> **SHORT TASK**: Reproduce exactly the lines below, from the first one through the line containing "xscale=1.05] (cd) at", and omit any pictures.

> **AVAILABLE DATA**:
## Begin

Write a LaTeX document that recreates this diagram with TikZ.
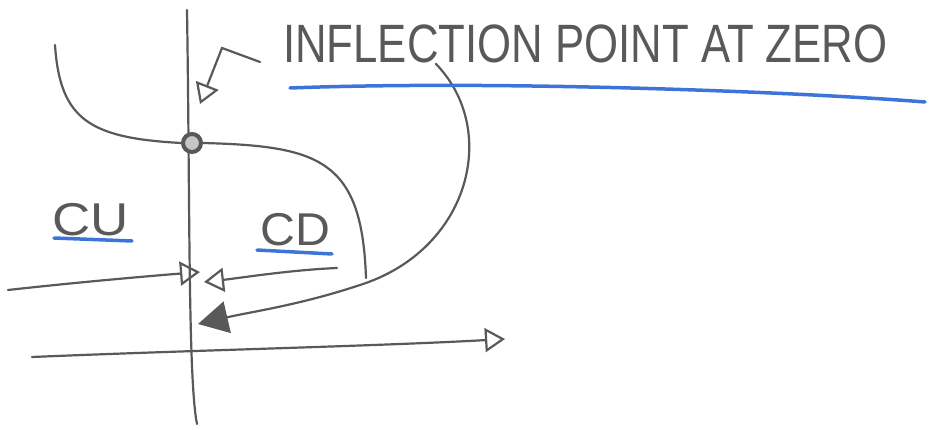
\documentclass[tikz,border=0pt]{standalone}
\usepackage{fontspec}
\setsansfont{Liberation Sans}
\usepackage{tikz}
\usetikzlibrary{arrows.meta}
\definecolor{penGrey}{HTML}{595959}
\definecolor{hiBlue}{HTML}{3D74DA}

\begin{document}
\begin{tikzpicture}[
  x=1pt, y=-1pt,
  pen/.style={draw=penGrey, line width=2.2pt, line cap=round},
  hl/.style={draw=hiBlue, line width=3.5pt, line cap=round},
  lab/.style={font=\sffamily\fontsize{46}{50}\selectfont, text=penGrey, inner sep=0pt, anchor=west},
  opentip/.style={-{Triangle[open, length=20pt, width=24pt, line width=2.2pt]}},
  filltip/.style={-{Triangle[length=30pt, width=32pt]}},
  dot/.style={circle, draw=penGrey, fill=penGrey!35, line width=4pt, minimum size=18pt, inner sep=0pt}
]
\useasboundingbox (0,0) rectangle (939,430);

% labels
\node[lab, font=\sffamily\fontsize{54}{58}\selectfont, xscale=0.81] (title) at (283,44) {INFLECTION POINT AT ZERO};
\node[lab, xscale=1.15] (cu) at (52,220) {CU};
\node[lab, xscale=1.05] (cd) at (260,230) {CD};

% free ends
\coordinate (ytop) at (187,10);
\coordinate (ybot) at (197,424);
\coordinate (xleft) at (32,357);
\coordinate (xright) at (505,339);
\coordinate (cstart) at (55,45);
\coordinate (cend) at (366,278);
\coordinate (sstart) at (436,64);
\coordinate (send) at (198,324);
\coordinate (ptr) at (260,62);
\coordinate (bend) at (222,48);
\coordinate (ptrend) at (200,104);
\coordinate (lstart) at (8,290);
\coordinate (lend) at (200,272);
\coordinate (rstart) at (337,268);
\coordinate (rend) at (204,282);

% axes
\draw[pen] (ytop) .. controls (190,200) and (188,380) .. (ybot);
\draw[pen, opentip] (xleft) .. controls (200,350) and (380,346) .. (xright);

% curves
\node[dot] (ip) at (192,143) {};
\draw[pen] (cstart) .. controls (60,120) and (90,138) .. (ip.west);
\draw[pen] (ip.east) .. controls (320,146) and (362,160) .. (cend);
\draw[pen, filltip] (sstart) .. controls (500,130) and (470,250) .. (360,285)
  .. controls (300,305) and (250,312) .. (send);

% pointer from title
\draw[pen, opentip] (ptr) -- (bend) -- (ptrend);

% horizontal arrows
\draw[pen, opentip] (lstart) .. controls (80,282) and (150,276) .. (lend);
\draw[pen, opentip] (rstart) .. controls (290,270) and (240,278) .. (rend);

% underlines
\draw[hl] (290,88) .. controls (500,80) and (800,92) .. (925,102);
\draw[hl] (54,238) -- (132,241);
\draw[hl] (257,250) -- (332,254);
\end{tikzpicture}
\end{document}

## End

> **SOLUTION TO THE EXERCISE**:
Write a LaTeX document that recreates this diagram with TikZ.
\documentclass[tikz,border=0pt]{standalone}
\usepackage{fontspec}
\setsansfont{Liberation Sans}
\usepackage{tikz}
\usetikzlibrary{arrows.meta}
\definecolor{penGrey}{HTML}{595959}
\definecolor{hiBlue}{HTML}{3D74DA}

\begin{document}
\begin{tikzpicture}[
  x=1pt, y=-1pt,
  pen/.style={draw=penGrey, line width=2.2pt, line cap=round},
  hl/.style={draw=hiBlue, line width=3.5pt, line cap=round},
  lab/.style={font=\sffamily\fontsize{46}{50}\selectfont, text=penGrey, inner sep=0pt, anchor=west},
  opentip/.style={-{Triangle[open, length=20pt, width=24pt, line width=2.2pt]}},
  filltip/.style={-{Triangle[length=30pt, width=32pt]}},
  dot/.style={circle, draw=penGrey, fill=penGrey!35, line width=4pt, minimum size=18pt, inner sep=0pt}
]
\useasboundingbox (0,0) rectangle (939,430);

% labels
\node[lab, font=\sffamily\fontsize{54}{58}\selectfont, xscale=0.81] (title) at (283,44) {INFLECTION POINT AT ZERO};
\node[lab, xscale=1.15] (cu) at (52,220) {CU};
\node[lab, xscale=1.05] (cd) at (260,230) {CD};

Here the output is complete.